To identify the distance between a lysine and acetylability associated location region, the surface of the region should be constructed properly. Here, the surface was chosen to have a shape of ellipsoid, which is fitted by the 3D location of ε-N (additional file 2),

*x*^{T}*Ax* = 1

where *A* is a symmetric positive definite matrix and *x* is a vector. In such case, the eigenvectors of *A* define the principal directions of the ellipsoid and the inverse of the square root of the eigenvalues is the corresponding equatorial radii, and then the distance was calculated numerically by the simulated points of the surface.

In an Arabidopsis nucleosome, the distance between any two lysines in all histones is calculated by mapping the short peptides to protein sequence of the 2CV5 crystal structure [13].

#### Classifier construction and performance

Because of the semi-reliability of the un-acetyability, it is doubtful to train a classifier by both positive and negative sets, which are supposed to be totally correct. Under the semi-supervised situation, we adopted a hierarchy process to predict the acetyablility of Arabidopsis histones. The first hierarchy decision was done by the higher level cutoff based on peptide similarity. The lysines not contained in the predicted result were predicted by the lower level peptide-based cutoff, in which the false negative rate is shown to be 1.16%. Then the structure location was adopted to adjust the positive lysines generated in the second hierarchy. The decision strategy in the third hierarchy was the same as that used in the above peptide-based method and the distance was defined by ε-N spacial location.

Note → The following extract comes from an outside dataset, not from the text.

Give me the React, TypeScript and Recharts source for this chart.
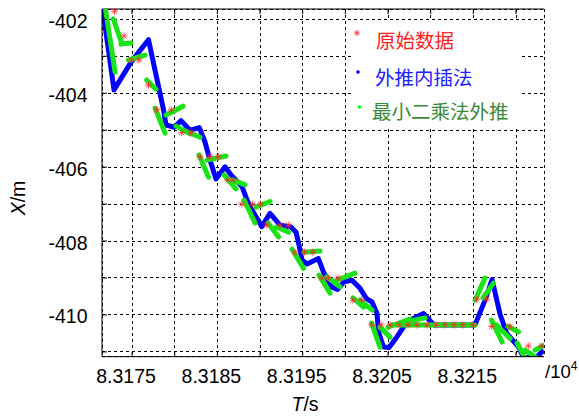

Through such hierarchy process, the performances for histone acetylation prediction in Arabidopsis were 0.73, 1, 0.26 and 0 for specificity, sensitivity, false negative rate and false positive rate, respectively. Comparing to the peptide-based prediction, the previous mispredicted acetylable lysines were corrected by the structure location. Because of the existence of non- observed acetylable site, the specificity is relative lower and less reliable. There are 227 Arabidopsis peptides in the 266 selected peptides from both human and Arabidopsis, and all the 227 Arabidopsis lysine peptides were predicted based on the model generated from the rest known human histone lysines' acetylation patterns. For all the 227 Arabidopsis lysines used in prediction, there are 72.7 percent lysines are acetylable (additional file 3), which indicate that many currently unobserved acetylated status and patterns could happen under those untested special tempo-spatial conditions.